• _The task_
Begin with the line containing "Emit a web page" and end with the line containing "const chart = echarts.init(document.getElementById('chart'));". Give those lines again exactly, leaving out the images.

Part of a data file
------------------------------------

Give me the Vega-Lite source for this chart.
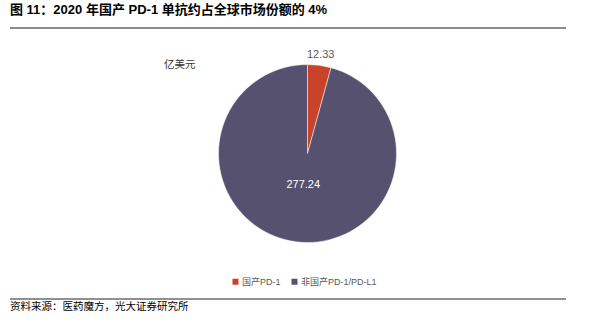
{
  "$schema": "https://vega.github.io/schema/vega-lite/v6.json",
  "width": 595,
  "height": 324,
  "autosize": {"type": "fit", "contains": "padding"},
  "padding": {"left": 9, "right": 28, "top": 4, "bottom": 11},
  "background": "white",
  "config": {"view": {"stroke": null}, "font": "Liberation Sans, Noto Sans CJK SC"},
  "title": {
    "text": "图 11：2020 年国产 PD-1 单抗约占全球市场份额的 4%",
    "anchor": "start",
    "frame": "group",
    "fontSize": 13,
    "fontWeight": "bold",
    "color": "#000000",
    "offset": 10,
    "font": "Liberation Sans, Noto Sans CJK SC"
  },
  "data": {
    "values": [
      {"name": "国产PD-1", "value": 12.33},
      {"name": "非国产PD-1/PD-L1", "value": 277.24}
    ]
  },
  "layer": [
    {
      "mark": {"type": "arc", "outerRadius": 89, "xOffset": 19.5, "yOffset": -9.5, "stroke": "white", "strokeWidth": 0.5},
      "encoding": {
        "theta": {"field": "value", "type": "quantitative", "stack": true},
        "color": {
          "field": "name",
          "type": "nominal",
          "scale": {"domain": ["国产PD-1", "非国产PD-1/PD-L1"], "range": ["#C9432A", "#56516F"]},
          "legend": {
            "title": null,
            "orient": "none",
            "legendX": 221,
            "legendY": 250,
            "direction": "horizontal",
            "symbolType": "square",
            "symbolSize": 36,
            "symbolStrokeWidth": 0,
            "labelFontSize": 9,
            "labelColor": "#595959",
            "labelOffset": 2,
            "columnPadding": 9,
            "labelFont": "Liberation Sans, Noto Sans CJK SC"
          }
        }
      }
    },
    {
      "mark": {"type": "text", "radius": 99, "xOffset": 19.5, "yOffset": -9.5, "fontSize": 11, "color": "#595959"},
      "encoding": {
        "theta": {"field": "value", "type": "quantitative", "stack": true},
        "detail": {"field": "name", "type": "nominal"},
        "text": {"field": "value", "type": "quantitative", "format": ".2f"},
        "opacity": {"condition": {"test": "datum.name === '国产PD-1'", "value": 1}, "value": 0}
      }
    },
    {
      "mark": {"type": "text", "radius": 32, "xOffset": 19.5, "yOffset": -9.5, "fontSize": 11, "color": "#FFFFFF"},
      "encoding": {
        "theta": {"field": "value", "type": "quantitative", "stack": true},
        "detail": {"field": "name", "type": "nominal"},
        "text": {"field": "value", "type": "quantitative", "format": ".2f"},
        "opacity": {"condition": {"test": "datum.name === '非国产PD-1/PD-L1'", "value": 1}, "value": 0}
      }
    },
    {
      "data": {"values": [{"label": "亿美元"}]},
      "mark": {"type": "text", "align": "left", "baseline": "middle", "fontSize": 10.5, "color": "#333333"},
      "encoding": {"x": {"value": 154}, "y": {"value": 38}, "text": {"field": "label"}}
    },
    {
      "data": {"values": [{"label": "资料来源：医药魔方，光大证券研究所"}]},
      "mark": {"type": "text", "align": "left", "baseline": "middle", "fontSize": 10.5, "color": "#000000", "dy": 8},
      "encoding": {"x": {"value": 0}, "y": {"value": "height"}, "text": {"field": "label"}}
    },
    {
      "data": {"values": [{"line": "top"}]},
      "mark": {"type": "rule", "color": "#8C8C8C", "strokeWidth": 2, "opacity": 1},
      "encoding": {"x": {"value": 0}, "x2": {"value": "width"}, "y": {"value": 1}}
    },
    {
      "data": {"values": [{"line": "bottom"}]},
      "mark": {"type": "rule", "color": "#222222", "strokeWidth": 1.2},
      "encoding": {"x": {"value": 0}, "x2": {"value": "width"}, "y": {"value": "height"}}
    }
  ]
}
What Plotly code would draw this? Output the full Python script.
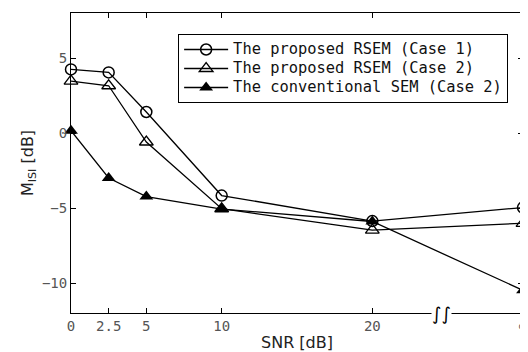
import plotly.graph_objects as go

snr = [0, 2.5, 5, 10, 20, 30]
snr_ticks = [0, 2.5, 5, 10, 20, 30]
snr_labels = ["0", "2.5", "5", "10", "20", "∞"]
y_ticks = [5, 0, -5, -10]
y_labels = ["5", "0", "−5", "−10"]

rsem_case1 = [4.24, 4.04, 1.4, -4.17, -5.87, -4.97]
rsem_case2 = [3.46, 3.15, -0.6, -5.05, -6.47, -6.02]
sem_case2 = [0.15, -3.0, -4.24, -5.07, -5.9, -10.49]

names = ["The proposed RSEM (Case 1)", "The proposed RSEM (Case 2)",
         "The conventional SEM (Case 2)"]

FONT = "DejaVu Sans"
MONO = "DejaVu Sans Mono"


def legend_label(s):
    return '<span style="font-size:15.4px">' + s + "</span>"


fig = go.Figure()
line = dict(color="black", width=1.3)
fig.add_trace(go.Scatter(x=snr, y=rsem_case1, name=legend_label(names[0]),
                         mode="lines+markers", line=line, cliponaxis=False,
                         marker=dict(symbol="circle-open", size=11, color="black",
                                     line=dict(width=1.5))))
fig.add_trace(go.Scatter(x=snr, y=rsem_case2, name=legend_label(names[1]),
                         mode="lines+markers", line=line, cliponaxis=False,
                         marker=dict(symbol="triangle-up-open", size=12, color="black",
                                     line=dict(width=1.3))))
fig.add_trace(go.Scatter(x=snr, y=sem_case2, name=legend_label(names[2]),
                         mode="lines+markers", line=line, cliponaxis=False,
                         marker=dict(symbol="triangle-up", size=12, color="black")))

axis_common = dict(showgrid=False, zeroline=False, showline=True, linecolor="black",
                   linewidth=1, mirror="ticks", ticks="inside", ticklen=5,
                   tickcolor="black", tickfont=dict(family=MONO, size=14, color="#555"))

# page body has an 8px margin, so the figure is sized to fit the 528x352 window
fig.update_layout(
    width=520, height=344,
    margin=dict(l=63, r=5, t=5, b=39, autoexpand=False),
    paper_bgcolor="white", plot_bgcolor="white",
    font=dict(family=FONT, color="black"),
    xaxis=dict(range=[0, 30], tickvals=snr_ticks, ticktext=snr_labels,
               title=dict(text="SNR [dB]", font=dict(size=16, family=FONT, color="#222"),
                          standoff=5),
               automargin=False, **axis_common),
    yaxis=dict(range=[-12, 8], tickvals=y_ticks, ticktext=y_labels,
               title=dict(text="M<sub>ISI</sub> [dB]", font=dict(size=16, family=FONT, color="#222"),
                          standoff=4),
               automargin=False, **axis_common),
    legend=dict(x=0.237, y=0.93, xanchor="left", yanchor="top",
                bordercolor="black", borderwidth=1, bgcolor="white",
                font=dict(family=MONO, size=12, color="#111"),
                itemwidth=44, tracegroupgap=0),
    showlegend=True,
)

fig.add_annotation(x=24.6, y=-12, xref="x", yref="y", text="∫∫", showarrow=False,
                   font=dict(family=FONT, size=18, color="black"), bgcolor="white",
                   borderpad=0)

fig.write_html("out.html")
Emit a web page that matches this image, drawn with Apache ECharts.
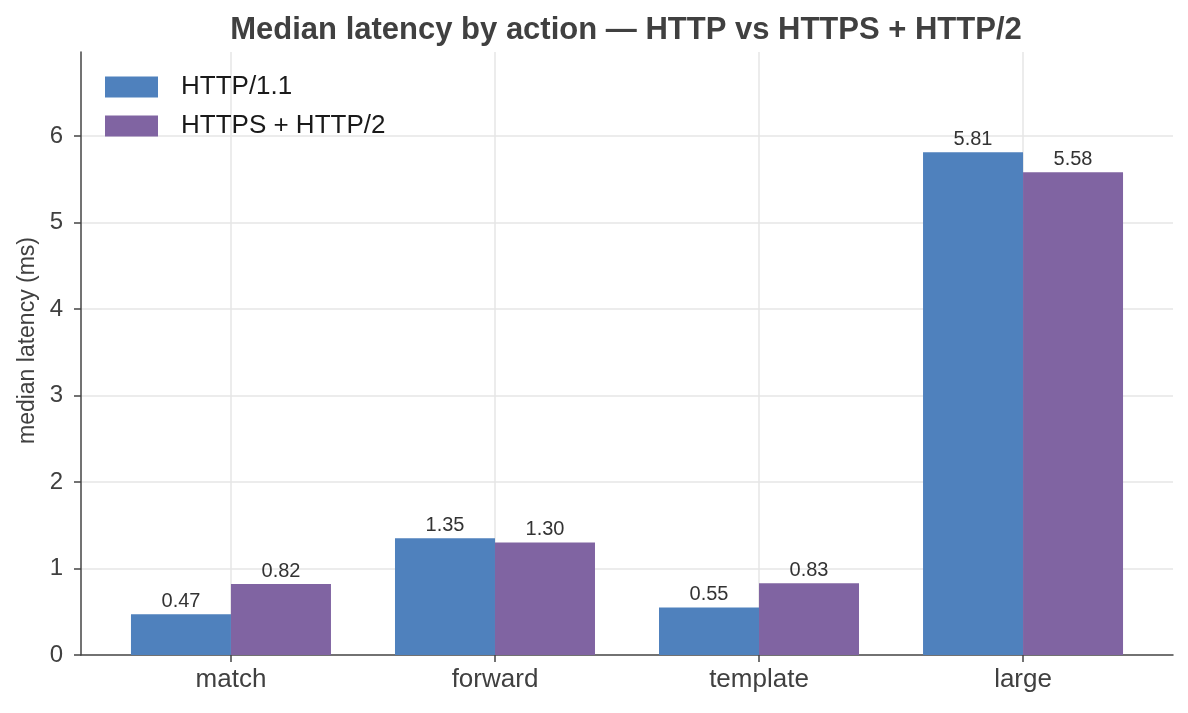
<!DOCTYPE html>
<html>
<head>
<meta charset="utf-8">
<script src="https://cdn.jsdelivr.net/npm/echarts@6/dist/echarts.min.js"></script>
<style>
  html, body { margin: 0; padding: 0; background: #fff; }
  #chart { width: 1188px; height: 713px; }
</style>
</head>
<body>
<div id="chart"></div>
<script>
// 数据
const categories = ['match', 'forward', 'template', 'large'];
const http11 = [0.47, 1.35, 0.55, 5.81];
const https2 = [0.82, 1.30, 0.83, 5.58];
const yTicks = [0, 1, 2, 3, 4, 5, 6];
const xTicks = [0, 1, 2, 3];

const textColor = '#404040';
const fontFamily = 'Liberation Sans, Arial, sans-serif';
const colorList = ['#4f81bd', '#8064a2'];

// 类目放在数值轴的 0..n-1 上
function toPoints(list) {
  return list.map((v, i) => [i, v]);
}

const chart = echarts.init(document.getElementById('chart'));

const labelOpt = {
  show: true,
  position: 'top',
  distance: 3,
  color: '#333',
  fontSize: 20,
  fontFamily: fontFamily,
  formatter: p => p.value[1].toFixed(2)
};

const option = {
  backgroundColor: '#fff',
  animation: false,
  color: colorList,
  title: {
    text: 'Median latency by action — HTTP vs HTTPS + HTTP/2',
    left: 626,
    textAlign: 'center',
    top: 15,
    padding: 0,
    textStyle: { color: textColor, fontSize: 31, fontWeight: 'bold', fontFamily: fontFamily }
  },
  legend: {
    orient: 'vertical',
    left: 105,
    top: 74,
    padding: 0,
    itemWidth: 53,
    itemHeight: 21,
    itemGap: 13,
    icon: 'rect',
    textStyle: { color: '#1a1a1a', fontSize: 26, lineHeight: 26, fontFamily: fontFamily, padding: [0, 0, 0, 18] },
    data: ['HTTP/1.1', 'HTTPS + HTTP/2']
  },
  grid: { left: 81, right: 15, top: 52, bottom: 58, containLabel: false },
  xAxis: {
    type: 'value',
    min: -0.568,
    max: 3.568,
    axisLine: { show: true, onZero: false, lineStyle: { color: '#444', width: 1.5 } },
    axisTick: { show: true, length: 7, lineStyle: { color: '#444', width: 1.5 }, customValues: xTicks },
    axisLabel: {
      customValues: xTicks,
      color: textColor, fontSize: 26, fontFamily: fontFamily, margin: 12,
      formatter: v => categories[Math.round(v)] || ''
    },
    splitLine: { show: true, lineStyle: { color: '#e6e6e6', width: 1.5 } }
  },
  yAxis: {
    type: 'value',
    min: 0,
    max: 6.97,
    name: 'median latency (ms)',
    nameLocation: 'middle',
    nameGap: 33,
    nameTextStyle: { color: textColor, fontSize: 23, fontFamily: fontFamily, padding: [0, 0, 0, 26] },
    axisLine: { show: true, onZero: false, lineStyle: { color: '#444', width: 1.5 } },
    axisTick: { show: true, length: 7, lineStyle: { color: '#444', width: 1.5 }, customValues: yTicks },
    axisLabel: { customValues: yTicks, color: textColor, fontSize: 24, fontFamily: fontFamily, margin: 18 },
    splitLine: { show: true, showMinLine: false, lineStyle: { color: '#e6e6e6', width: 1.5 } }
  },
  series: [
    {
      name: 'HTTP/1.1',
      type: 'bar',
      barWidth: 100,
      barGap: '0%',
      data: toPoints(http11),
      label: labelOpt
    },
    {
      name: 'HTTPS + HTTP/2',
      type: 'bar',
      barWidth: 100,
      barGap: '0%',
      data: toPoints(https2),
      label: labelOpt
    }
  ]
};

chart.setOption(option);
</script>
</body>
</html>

------------------------------------

• _Output for this exercise_
Emit a web page that matches this image, drawn with Apache ECharts.
<!DOCTYPE html>
<html>
<head>
<meta charset="utf-8">
<script src="https://cdn.jsdelivr.net/npm/echarts@6/dist/echarts.min.js"></script>
<style>
  html, body { margin: 0; padding: 0; background: #fff; }
  #chart { width: 1188px; height: 713px; }
</style>
</head>
<body>
<div id="chart"></div>
<script>
// 数据
const categories = ['match', 'forward', 'template', 'large'];
const http11 = [0.47, 1.35, 0.55, 5.81];
const https2 = [0.82, 1.30, 0.83, 5.58];
const yTicks = [0, 1, 2, 3, 4, 5, 6];
const xTicks = [0, 1, 2, 3];

const textColor = '#404040';
const fontFamily = 'Liberation Sans, Arial, sans-serif';
const colorList = ['#4f81bd', '#8064a2'];

// 类目放在数值轴的 0..n-1 上
function toPoints(list) {
  return list.map((v, i) => [i, v]);
}

const chart = echarts.init(document.getElementById('chart'));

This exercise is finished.